## Work to be completed
Select, from the data, each line where "chart" occurs.

## Recorded information
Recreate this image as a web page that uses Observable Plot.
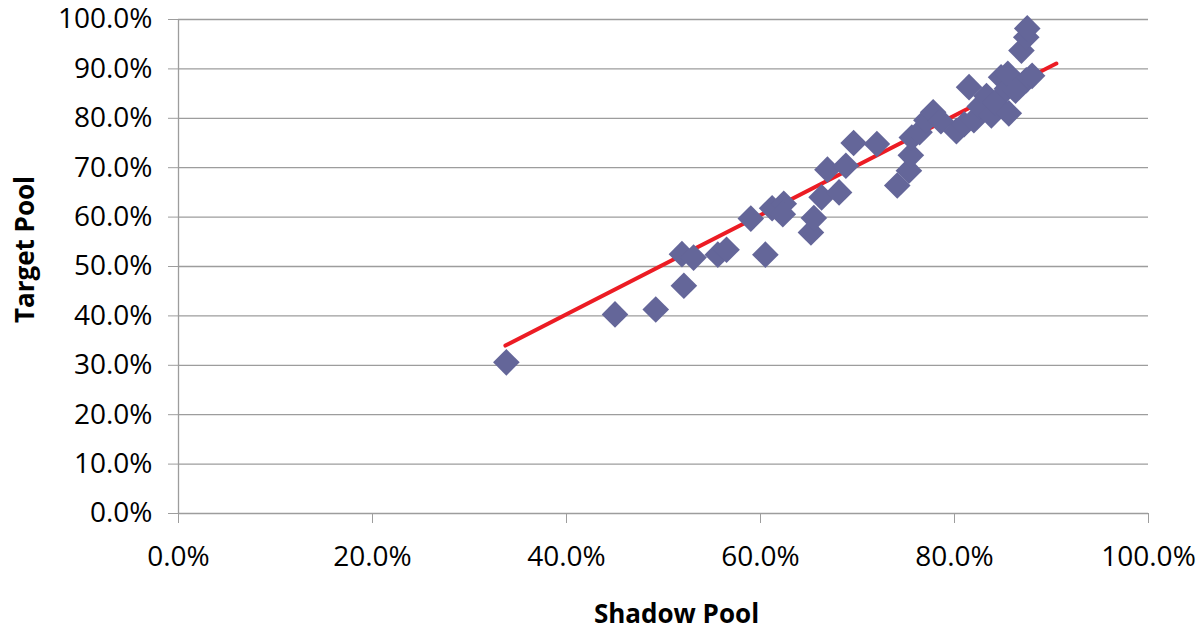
<!DOCTYPE html>
<html>
<head>
<meta charset="utf-8">
<script src="https://cdn.jsdelivr.net/npm/d3@7"></script>
<script src="https://cdn.jsdelivr.net/npm/@observablehq/plot@0.6"></script>
<style>
  html, body { margin: 0; padding: 0; background: #fff; }
  #chart { width: 1203px; height: 633px; }
</style>
</head>
<body>
<div id="chart"></div>
<script>
// Shadow Pool (x, %) and Target Pool (y, %) values
const shadowPool = [
  33.8, 45.0, 49.2, 52.1, 51.9, 53.1, 55.6, 56.5, 60.5, 59.0,
  61.2, 62.4, 62.3, 65.2, 65.5, 66.3, 66.9, 68.8, 68.1, 69.6,
  72.0, 74.1, 75.3, 75.5, 75.6, 76.4, 77.1, 77.8, 78.6, 80.2,
  81.0, 81.5, 82.0, 82.6, 83.3, 83.8, 84.2, 84.8, 85.6, 85.4,
  85.5, 86.9, 87.4, 87.5, 87.4, 88.0, 86.3
];
const targetPool = [
  30.6, 40.3, 41.3, 46.1, 52.5, 51.8, 52.4, 53.4, 52.4, 59.7,
  61.8, 62.7, 60.6, 56.9, 59.8, 64.0, 69.6, 70.4, 65.0, 75.0,
  74.8, 66.4, 69.4, 72.5, 76.1, 77.2, 79.6, 81.2, 79.4, 77.4,
  78.8, 86.3, 79.6, 82.4, 84.5, 80.6, 83.2, 88.3, 81.0, 86.0,
  89.0, 93.7, 96.4, 98.2, 87.7, 88.6, 85.6
];
// Linear trendline end points (x %, y %)
const trendX = [33.7, 90.5];
const trendY = [34.0, 91.1];
// Tick values
const xTicks = [0, 20, 40, 60, 80, 100];
const yTicks = [0, 10, 20, 30, 40, 50, 60, 70, 80, 90, 100];
const xTitle = "Shadow Pool";
const yTitle = "Target Pool";

const points = shadowPool.map((x, i) => ({x, y: targetPool[i]}));
const trend = trendX.map((x, i) => ({x, y: trendY[i]}));
const fmt = d => d.toFixed(1) + "%";

const chart = Plot.plot({
  width: 1203,
  height: 633,
  marginLeft: 178,
  marginRight: 55,
  marginTop: 19,
  marginBottom: 120,
  style: {fontFamily: "'Open Sans', sans-serif", fontSize: "28px", color: "#000", background: "#fff", overflow: "visible"},
  x: {domain: [0, 100]},
  y: {domain: [0, 100]},
  marks: [
    Plot.gridY(yTicks, {stroke: "#9d9d9d", strokeOpacity: 1, strokeWidth: 1.3}),
    Plot.ruleX([0], {stroke: "#9d9d9d", strokeWidth: 1.3}),
    Plot.axisY(yTicks, {tickSize: 10, tickPadding: 16, tickFormat: fmt, stroke: "#9d9d9d", label: null, fill: "#000", fontSize: 28}),
    Plot.axisX(xTicks, {tickSize: 10, tickPadding: 23, tickFormat: fmt, stroke: "#9d9d9d", label: null, fill: "#000", fontSize: 28}),
    Plot.line(trend, {x: "x", y: "y", stroke: "#ec1c24", strokeWidth: 4}),
    Plot.dot(points, {x: "x", y: "y", symbol: "diamond2", r: 12, fill: "#646699", stroke: "none"}),
    Plot.text([yTitle], {text: d => d, frameAnchor: "left", textAnchor: "middle", rotate: -90, dx: -153, dy: -17, fontWeight: "bold", fontSize: 26}),
    Plot.text([xTitle], {text: d => d, frameAnchor: "bottom", textAnchor: "middle", dx: 13, dy: 109, fontWeight: "bold", fontSize: 26})
  ]
});
document.getElementById("chart").appendChild(chart);
</script>
</body>
</html>
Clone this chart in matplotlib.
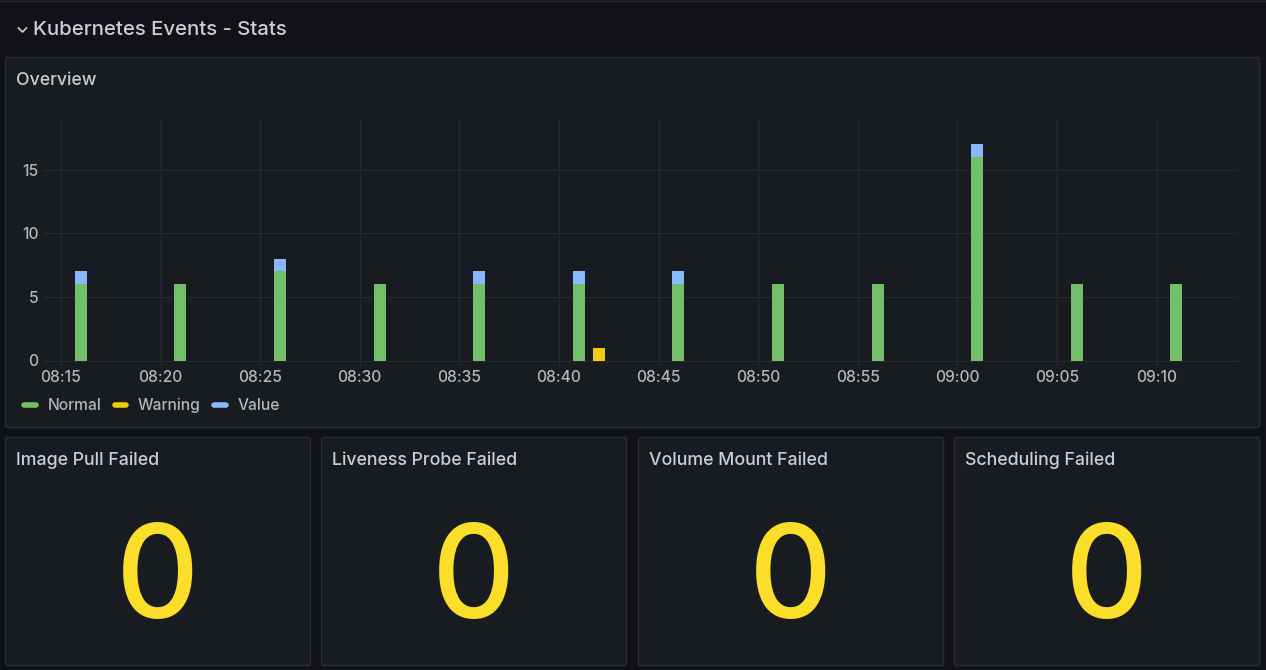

## Solution to this task
  #chart { width: 1203px; height: 633px; }
<div id="chart"></div>
const chart = Plot.plot({
document.getElementById("chart").appendChild(chart);
Clone this chart in matplotlib.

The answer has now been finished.